Written problem
Go through the listing and return every line with "chart" in it.
start Dataset extract
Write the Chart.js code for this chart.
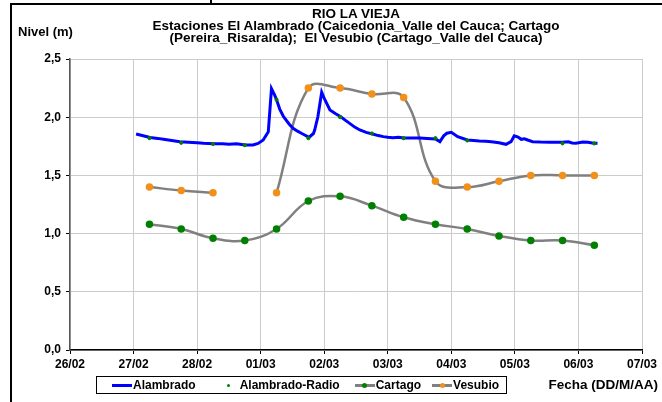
<!DOCTYPE html>
<html lang="es">

<head>
  <meta charset="UTF-8">
  <title>Rio La Vieja - Niveles</title>
  <script src="https://cdn.jsdelivr.net/npm/chart.js"></script>
  <style>
    body { margin: 0; background: #fff; }
    #wrap {
      position: relative; width: 662px; height: 402px; overflow: hidden;
      font-family: "Liberation Sans", Arial, sans-serif; font-weight: bold; color: #000;
    }
    #chart { position: absolute; left: 0; top: 0; }
    /* outer frame (only top and left edges visible) */
    #frame { position: absolute; left: 10px; top: 3px; width: 700px; height: 450px; border-top: 2px solid #000; border-left: 2px solid #000; }
    #notch { position: absolute; left: 210px; top: 0; width: 2px; height: 4px; background: #000; }
    #title { position: absolute; left: 106px; width: 500px; top: 8px; text-align: center; font-size: 13.5px; line-height: 12px; }
    #ytitle { position: absolute; left: 18px; top: 24px; font-size: 13px; }
    #xtitle { position: absolute; right: 4px; top: 377px; font-size: 13.5px; }
    #legend {
      position: absolute; left: 96px; top: 376px; width: 409px; height: 16px;
      border: 1px solid #000; display: flex; align-items: center; font-size: 12px;
    }
    .item { display: flex; align-items: center; }
    .swatch { position: relative; width: 22px; height: 10px; }
    .swatch .ln { position: absolute; left: 1px; right: 1px; top: 4px; height: 3px; }
    .swatch .pt { position: absolute; border-radius: 50%; }
  </style>
</head>

<body>
  <div id="wrap">
    <canvas id="chart" width="662" height="402"></canvas>
    <div id="frame"></div>
    <div id="notch"></div>
    <div id="title">RIO LA VIEJA<br>Estaciones El Alambrado (Caicedonia_Valle del Cauca; Cartago<br>(Pereira_Risaralda);&nbsp; El Vesubio (Cartago_Valle del Cauca)</div>
    <div id="ytitle">Nivel (m)</div>
    <div id="xtitle">Fecha (DD/M/AA)</div>
    <div id="legend"></div>
  </div>

  <script>
    // x axis: days counted from 26/02
    const tickLabels = ['26/02', '27/02', '28/02', '01/03', '02/03', '03/03', '04/03', '05/03', '06/03', '07/03'];

    // Alambrado continuous record (day, level m)
    const alambradoDias = [1.04, 1.12, 1.26, 1.38, 1.47, 1.6, 1.73, 1.86, 2.0, 2.1, 2.26, 2.4, 2.5, 2.62, 2.7, 2.75, 2.88, 2.96,
      3.04, 3.12, 3.17, 3.22, 3.25, 3.3, 3.36, 3.45, 3.51, 3.58, 3.64, 3.7, 3.76, 3.83, 3.85, 3.9, 3.96,
      4.01, 4.09, 4.18, 4.26, 4.33, 4.4, 4.48, 4.56, 4.66, 4.76, 4.85, 4.93, 5.0, 5.08, 5.17, 5.25, 5.4, 5.5, 5.62, 5.75,
      5.82, 5.88, 5.93, 6.0, 6.1, 6.25, 6.35, 6.44, 6.54, 6.63, 6.75, 6.86, 6.94, 6.99, 7.05, 7.1, 7.15, 7.2, 7.28,
      7.4, 7.55, 7.74, 7.84, 7.9, 7.96, 8.07, 8.15, 8.24, 8.3];
    const alambradoNivel = [1.856, 1.845, 1.825, 1.818, 1.81, 1.80, 1.79, 1.785, 1.781, 1.776, 1.772, 1.772, 1.768, 1.772, 1.765, 1.761, 1.761, 1.775,
      1.804, 1.875, 2.245, 2.19, 2.15, 2.07, 2.004, 1.94, 1.905, 1.88, 1.862, 1.845, 1.827, 1.86, 1.89, 2.004, 2.215,
      2.15, 2.062, 2.03, 2.004, 1.975, 1.947, 1.915, 1.89, 1.87, 1.856, 1.842, 1.833, 1.828, 1.824, 1.828, 1.821, 1.821, 1.821, 1.818, 1.813,
      1.79, 1.84, 1.862, 1.87, 1.833, 1.804, 1.80, 1.796, 1.794, 1.79, 1.78, 1.767, 1.79, 1.841, 1.83, 1.81, 1.815, 1.804, 1.79,
      1.786, 1.784, 1.784, 1.788, 1.778, 1.776, 1.786, 1.785, 1.776, 1.776];

    // twice-daily readings (06:00 / 18:00)
    const lecturaDias = [1.25, 1.75, 2.25, 2.75, 3.25, 3.75, 4.25, 4.75, 5.25, 5.75, 6.25, 6.75, 7.25, 7.75, 8.25];
    const radioNivel = [1.82, 1.78, 1.77, 1.76, 2.15, 1.82, 2.00, 1.86, 1.82, 1.82, 1.80, null, null, 1.775, 1.775];
    const cartagoNivel = [1.08, 1.04, 0.96, 0.94, 1.04, 1.28, 1.32, 1.24, 1.14, 1.08, 1.04, 0.98, 0.94, 0.94, 0.90];
    const vesubioNivel = [1.40, 1.37, 1.35, null, 1.35, 2.25, 2.25, 2.20, 2.17, 1.45, 1.40, 1.45, 1.50, 1.50, 1.50];

    const pares = (xs, ys) => xs.map((x, i) => ({ x: x, y: ys[i] }));

    const ctx = document.getElementById('chart').getContext('2d');
    const chart = new Chart(ctx, {
      type: 'line',
      data: {
        datasets: [{
          label: 'Alambrado',
          data: pares(alambradoDias, alambradoNivel),
          borderColor: '#0000ff',
          borderWidth: 3,
          pointRadius: 0,
          tension: 0,
          order: 1
        }, {
          label: 'Alambrado-Radio',
          data: pares(lecturaDias, radioNivel),
          showLine: false,
          pointRadius: 1.6,
          pointBackgroundColor: '#008000',
          pointBorderColor: '#008000',
          borderColor: '#008000',
          order: 0
        }, {
          label: 'Cartago',
          data: pares(lecturaDias, cartagoNivel),
          borderColor: '#808080',
          borderWidth: 2.5,
          tension: 0.4,
          pointRadius: 2.5,
          pointBackgroundColor: '#008000',
          pointBorderColor: '#008000',
          order: 2
        }, {
          label: 'Vesubio',
          data: pares(lecturaDias, vesubioNivel),
          borderColor: '#808080',
          borderWidth: 2.5,
          tension: 0.4,
          spanGaps: false,
          pointRadius: 2.5,
          pointBackgroundColor: '#f39019',
          pointBorderColor: '#f39019',
          order: 3
        }]
      },
      options: {
        responsive: false,
        animation: false,
        devicePixelRatio: 1,
        layout: { padding: { top: 59, right: 20, bottom: 0, left: 0 } },
        plugins: { legend: { display: false }, tooltip: { enabled: false }, title: { display: false } },
        scales: {
          x: {
            type: 'linear',
            min: 0,
            max: 9,
            afterFit: s => { s.height = 52; },
            border: { color: '#000', width: 1.5 },
            grid: { color: '#cccccc', lineWidth: 1, tickLength: 4, tickColor: '#000' },
            ticks: {
              stepSize: 1,
              autoSkip: false,
              maxRotation: 0,
              padding: 3,
              color: '#000',
              font: { family: '"Liberation Sans", Arial', size: 12, weight: 'bold' },
              callback: v => tickLabels[v]
            }
          },
          y: {
            min: 0,
            max: 2.5,
            afterFit: s => { s.width = 70; },
            border: { color: '#555', width: 1.5 },
            grid: { color: '#cccccc', lineWidth: 1, tickLength: 4, tickColor: '#000' },
            ticks: {
              stepSize: 0.5,
              padding: 5,
              color: '#000',
              font: { family: '"Liberation Sans", Arial', size: 12, weight: 'bold' },
              callback: v => v.toFixed(1).replace('.', ',')
            }
          }
        }
      }
    });

    // boxed legend under the plot, built from the datasets
    const legend = document.getElementById('legend');
    const gaps = [14, 22, 14, 10];
    chart.data.datasets.forEach((ds, i) => {
      const item = document.createElement('div');
      item.className = 'item';
      item.style.marginLeft = gaps[i] + 'px';
      const sw = document.createElement('span');
      sw.className = 'swatch';
      if (ds.showLine !== false) {
        const ln = document.createElement('span');
        ln.className = 'ln';
        ln.style.background = ds.borderColor;
        sw.appendChild(ln);
      }
      if (ds.pointRadius > 0) {
        const r = Math.max(ds.pointRadius, 1.5);
        const pt = document.createElement('span');
        pt.className = 'pt';
        pt.style.width = pt.style.height = (2 * r) + 'px';
        pt.style.left = (11 - r) + 'px';
        pt.style.top = (5.5 - r) + 'px';
        pt.style.background = ds.pointBackgroundColor;
        sw.appendChild(pt);
      }
      item.appendChild(sw);
      item.appendChild(document.createTextNode(ds.label));
      legend.appendChild(item);
    });
  </script>
</body>

</html>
end Dataset extract
Task response
Write the Chart.js code for this chart.
  <script src="https://cdn.jsdelivr.net/npm/chart.js"></script>
    #chart { position: absolute; left: 0; top: 0; }
    <canvas id="chart" width="662" height="402"></canvas>
    const ctx = document.getElementById('chart').getContext('2d');
    const chart = new Chart(ctx, {
    chart.data.datasets.forEach((ds, i) => {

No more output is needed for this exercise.